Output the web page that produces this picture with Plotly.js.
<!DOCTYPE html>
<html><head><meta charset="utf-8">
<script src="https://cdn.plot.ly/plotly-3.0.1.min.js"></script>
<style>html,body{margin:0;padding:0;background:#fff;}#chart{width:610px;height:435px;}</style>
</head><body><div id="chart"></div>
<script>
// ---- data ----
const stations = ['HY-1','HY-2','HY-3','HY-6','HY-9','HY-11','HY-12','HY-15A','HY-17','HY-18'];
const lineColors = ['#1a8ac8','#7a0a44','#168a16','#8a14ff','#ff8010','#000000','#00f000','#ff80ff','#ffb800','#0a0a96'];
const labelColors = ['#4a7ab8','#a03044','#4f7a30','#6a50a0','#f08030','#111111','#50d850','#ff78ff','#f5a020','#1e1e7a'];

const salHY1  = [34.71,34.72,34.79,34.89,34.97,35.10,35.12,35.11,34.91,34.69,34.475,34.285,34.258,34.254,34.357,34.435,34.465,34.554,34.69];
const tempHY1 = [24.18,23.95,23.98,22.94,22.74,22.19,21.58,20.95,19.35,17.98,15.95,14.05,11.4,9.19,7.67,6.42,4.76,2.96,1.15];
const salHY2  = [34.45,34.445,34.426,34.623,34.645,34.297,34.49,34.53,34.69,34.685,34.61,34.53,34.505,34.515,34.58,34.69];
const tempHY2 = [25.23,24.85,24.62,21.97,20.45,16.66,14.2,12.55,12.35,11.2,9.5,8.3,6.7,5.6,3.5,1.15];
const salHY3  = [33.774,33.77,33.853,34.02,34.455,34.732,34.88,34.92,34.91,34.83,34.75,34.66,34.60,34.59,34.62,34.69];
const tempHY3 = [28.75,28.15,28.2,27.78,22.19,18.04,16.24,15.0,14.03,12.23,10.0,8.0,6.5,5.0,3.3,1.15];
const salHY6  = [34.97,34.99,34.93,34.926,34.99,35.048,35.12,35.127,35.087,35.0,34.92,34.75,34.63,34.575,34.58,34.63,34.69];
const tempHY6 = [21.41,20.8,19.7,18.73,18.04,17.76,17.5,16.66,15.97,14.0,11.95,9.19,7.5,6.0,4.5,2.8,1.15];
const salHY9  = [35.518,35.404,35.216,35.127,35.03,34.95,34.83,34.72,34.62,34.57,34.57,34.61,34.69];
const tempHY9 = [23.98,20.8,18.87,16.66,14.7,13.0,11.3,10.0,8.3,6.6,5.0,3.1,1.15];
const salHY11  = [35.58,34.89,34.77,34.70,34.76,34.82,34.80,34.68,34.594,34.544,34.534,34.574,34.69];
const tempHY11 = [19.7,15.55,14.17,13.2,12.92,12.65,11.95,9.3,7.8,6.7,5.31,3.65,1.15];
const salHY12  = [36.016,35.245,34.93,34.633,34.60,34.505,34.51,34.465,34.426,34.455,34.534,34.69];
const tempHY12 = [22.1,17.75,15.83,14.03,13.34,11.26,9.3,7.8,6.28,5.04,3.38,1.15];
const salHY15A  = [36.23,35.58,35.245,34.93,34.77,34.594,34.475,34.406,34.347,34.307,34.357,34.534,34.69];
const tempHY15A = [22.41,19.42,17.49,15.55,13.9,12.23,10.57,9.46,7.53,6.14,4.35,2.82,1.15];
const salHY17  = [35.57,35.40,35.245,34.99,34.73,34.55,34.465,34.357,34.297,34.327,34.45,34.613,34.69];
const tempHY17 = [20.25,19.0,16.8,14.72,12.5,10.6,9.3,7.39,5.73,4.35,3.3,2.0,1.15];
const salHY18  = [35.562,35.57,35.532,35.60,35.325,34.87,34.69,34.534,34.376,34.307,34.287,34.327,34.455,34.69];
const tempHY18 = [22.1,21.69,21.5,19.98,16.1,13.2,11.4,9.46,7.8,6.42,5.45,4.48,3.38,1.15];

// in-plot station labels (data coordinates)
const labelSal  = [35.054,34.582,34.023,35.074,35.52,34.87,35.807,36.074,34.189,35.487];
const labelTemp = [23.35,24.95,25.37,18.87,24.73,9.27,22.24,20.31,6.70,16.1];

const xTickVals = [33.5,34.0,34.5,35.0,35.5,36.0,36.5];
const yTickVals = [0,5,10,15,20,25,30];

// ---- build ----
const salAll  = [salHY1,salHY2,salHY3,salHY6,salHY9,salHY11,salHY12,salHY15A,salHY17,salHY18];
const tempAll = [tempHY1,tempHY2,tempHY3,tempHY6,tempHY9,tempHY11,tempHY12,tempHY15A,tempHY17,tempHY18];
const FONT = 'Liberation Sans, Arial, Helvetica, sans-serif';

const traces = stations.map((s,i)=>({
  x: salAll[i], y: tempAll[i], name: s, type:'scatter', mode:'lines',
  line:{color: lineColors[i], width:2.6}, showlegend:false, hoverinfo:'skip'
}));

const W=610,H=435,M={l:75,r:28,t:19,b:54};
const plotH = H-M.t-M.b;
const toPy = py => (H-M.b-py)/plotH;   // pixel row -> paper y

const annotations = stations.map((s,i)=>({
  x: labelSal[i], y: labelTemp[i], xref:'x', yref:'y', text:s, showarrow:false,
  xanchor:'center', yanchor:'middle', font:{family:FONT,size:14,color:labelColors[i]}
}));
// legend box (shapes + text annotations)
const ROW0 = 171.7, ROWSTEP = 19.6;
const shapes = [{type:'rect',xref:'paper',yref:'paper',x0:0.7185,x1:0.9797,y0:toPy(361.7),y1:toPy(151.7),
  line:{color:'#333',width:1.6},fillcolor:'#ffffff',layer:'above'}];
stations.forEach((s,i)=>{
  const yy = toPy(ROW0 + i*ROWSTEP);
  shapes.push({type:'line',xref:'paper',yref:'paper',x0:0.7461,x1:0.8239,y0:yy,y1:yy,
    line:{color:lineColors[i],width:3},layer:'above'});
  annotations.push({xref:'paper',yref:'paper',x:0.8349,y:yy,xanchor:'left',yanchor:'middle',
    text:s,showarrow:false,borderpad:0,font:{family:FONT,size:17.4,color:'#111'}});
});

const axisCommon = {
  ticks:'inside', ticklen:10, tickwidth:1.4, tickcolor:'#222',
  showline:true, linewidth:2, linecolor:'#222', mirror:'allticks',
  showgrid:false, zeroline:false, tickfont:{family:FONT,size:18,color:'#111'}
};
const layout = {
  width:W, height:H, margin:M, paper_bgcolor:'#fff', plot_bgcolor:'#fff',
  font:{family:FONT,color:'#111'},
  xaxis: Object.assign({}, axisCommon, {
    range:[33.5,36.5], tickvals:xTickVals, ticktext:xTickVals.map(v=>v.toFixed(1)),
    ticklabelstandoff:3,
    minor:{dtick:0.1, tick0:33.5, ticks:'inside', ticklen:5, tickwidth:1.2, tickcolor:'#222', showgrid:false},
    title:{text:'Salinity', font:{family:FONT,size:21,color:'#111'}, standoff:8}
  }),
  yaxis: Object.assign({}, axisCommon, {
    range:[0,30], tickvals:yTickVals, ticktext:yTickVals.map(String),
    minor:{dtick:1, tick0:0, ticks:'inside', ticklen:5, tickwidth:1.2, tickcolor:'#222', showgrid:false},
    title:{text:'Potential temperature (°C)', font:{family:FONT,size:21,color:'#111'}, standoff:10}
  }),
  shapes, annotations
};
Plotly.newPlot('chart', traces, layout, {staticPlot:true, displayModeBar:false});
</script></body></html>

+++

## REQUIRED TASK
Copy out each line exactly as written.

## FULL RESPONSE
Output the web page that produces this picture with Plotly.js.
<!DOCTYPE html>
<html><head><meta charset="utf-8">
<script src="https://cdn.plot.ly/plotly-3.0.1.min.js"></script>
<style>html,body{margin:0;padding:0;background:#fff;}#chart{width:610px;height:435px;}</style>
</head><body><div id="chart"></div>
<script>
// ---- data ----
const stations = ['HY-1','HY-2','HY-3','HY-6','HY-9','HY-11','HY-12','HY-15A','HY-17','HY-18'];
const lineColors = ['#1a8ac8','#7a0a44','#168a16','#8a14ff','#ff8010','#000000','#00f000','#ff80ff','#ffb800','#0a0a96'];
const labelColors = ['#4a7ab8','#a03044','#4f7a30','#6a50a0','#f08030','#111111','#50d850','#ff78ff','#f5a020','#1e1e7a'];

const salHY1  = [34.71,34.72,34.79,34.89,34.97,35.10,35.12,35.11,34.91,34.69,34.475,34.285,34.258,34.254,34.357,34.435,34.465,34.554,34.69];
const tempHY1 = [24.18,23.95,23.98,22.94,22.74,22.19,21.58,20.95,19.35,17.98,15.95,14.05,11.4,9.19,7.67,6.42,4.76,2.96,1.15];
const salHY2  = [34.45,34.445,34.426,34.623,34.645,34.297,34.49,34.53,34.69,34.685,34.61,34.53,34.505,34.515,34.58,34.69];
const tempHY2 = [25.23,24.85,24.62,21.97,20.45,16.66,14.2,12.55,12.35,11.2,9.5,8.3,6.7,5.6,3.5,1.15];
const salHY3  = [33.774,33.77,33.853,34.02,34.455,34.732,34.88,34.92,34.91,34.83,34.75,34.66,34.60,34.59,34.62,34.69];
const tempHY3 = [28.75,28.15,28.2,27.78,22.19,18.04,16.24,15.0,14.03,12.23,10.0,8.0,6.5,5.0,3.3,1.15];
const salHY6  = [34.97,34.99,34.93,34.926,34.99,35.048,35.12,35.127,35.087,35.0,34.92,34.75,34.63,34.575,34.58,34.63,34.69];
const tempHY6 = [21.41,20.8,19.7,18.73,18.04,17.76,17.5,16.66,15.97,14.0,11.95,9.19,7.5,6.0,4.5,2.8,1.15];
const salHY9  = [35.518,35.404,35.216,35.127,35.03,34.95,34.83,34.72,34.62,34.57,34.57,34.61,34.69];
const tempHY9 = [23.98,20.8,18.87,16.66,14.7,13.0,11.3,10.0,8.3,6.6,5.0,3.1,1.15];
const salHY11  = [35.58,34.89,34.77,34.70,34.76,34.82,34.80,34.68,34.594,34.544,34.534,34.574,34.69];
const tempHY11 = [19.7,15.55,14.17,13.2,12.92,12.65,11.95,9.3,7.8,6.7,5.31,3.65,1.15];
const salHY12  = [36.016,35.245,34.93,34.633,34.60,34.505,34.51,34.465,34.426,34.455,34.534,34.69];
const tempHY12 = [22.1,17.75,15.83,14.03,13.34,11.26,9.3,7.8,6.28,5.04,3.38,1.15];
const salHY15A  = [36.23,35.58,35.245,34.93,34.77,34.594,34.475,34.406,34.347,34.307,34.357,34.534,34.69];
const tempHY15A = [22.41,19.42,17.49,15.55,13.9,12.23,10.57,9.46,7.53,6.14,4.35,2.82,1.15];
const salHY17  = [35.57,35.40,35.245,34.99,34.73,34.55,34.465,34.357,34.297,34.327,34.45,34.613,34.69];
const tempHY17 = [20.25,19.0,16.8,14.72,12.5,10.6,9.3,7.39,5.73,4.35,3.3,2.0,1.15];
const salHY18  = [35.562,35.57,35.532,35.60,35.325,34.87,34.69,34.534,34.376,34.307,34.287,34.327,34.455,34.69];
const tempHY18 = [22.1,21.69,21.5,19.98,16.1,13.2,11.4,9.46,7.8,6.42,5.45,4.48,3.38,1.15];

// in-plot station labels (data coordinates)
const labelSal  = [35.054,34.582,34.023,35.074,35.52,34.87,35.807,36.074,34.189,35.487];
const labelTemp = [23.35,24.95,25.37,18.87,24.73,9.27,22.24,20.31,6.70,16.1];

const xTickVals = [33.5,34.0,34.5,35.0,35.5,36.0,36.5];
const yTickVals = [0,5,10,15,20,25,30];

// ---- build ----
const salAll  = [salHY1,salHY2,salHY3,salHY6,salHY9,salHY11,salHY12,salHY15A,salHY17,salHY18];
const tempAll = [tempHY1,tempHY2,tempHY3,tempHY6,tempHY9,tempHY11,tempHY12,tempHY15A,tempHY17,tempHY18];
const FONT = 'Liberation Sans, Arial, Helvetica, sans-serif';

const traces = stations.map((s,i)=>({
  x: salAll[i], y: tempAll[i], name: s, type:'scatter', mode:'lines',
  line:{color: lineColors[i], width:2.6}, showlegend:false, hoverinfo:'skip'
}));

const W=610,H=435,M={l:75,r:28,t:19,b:54};
const plotH = H-M.t-M.b;
const toPy = py => (H-M.b-py)/plotH;   // pixel row -> paper y

const annotations = stations.map((s,i)=>({
  x: labelSal[i], y: labelTemp[i], xref:'x', yref:'y', text:s, showarrow:false,
  xanchor:'center', yanchor:'middle', font:{family:FONT,size:14,color:labelColors[i]}
}));
// legend box (shapes + text annotations)
const ROW0 = 171.7, ROWSTEP = 19.6;
const shapes = [{type:'rect',xref:'paper',yref:'paper',x0:0.7185,x1:0.9797,y0:toPy(361.7),y1:toPy(151.7),
  line:{color:'#333',width:1.6},fillcolor:'#ffffff',layer:'above'}];
stations.forEach((s,i)=>{
  const yy = toPy(ROW0 + i*ROWSTEP);
  shapes.push({type:'line',xref:'paper',yref:'paper',x0:0.7461,x1:0.8239,y0:yy,y1:yy,
    line:{color:lineColors[i],width:3},layer:'above'});
  annotations.push({xref:'paper',yref:'paper',x:0.8349,y:yy,xanchor:'left',yanchor:'middle',
    text:s,showarrow:false,borderpad:0,font:{family:FONT,size:17.4,color:'#111'}});
});

const axisCommon = {
  ticks:'inside', ticklen:10, tickwidth:1.4, tickcolor:'#222',
  showline:true, linewidth:2, linecolor:'#222', mirror:'allticks',
  showgrid:false, zeroline:false, tickfont:{family:FONT,size:18,color:'#111'}
};
const layout = {
  width:W, height:H, margin:M, paper_bgcolor:'#fff', plot_bgcolor:'#fff',
  font:{family:FONT,color:'#111'},
  xaxis: Object.assign({}, axisCommon, {
    range:[33.5,36.5], tickvals:xTickVals, ticktext:xTickVals.map(v=>v.toFixed(1)),
    ticklabelstandoff:3,
    minor:{dtick:0.1, tick0:33.5, ticks:'inside', ticklen:5, tickwidth:1.2, tickcolor:'#222', showgrid:false},
    title:{text:'Salinity', font:{family:FONT,size:21,color:'#111'}, standoff:8}
  }),
  yaxis: Object.assign({}, axisCommon, {
    range:[0,30], tickvals:yTickVals, ticktext:yTickVals.map(String),
    minor:{dtick:1, tick0:0, ticks:'inside', ticklen:5, tickwidth:1.2, tickcolor:'#222', showgrid:false},
    title:{text:'Potential temperature (°C)', font:{family:FONT,size:21,color:'#111'}, standoff:10}
  }),
  shapes, annotations
};
Plotly.newPlot('chart', traces, layout, {staticPlot:true, displayModeBar:false});
</script></body></html>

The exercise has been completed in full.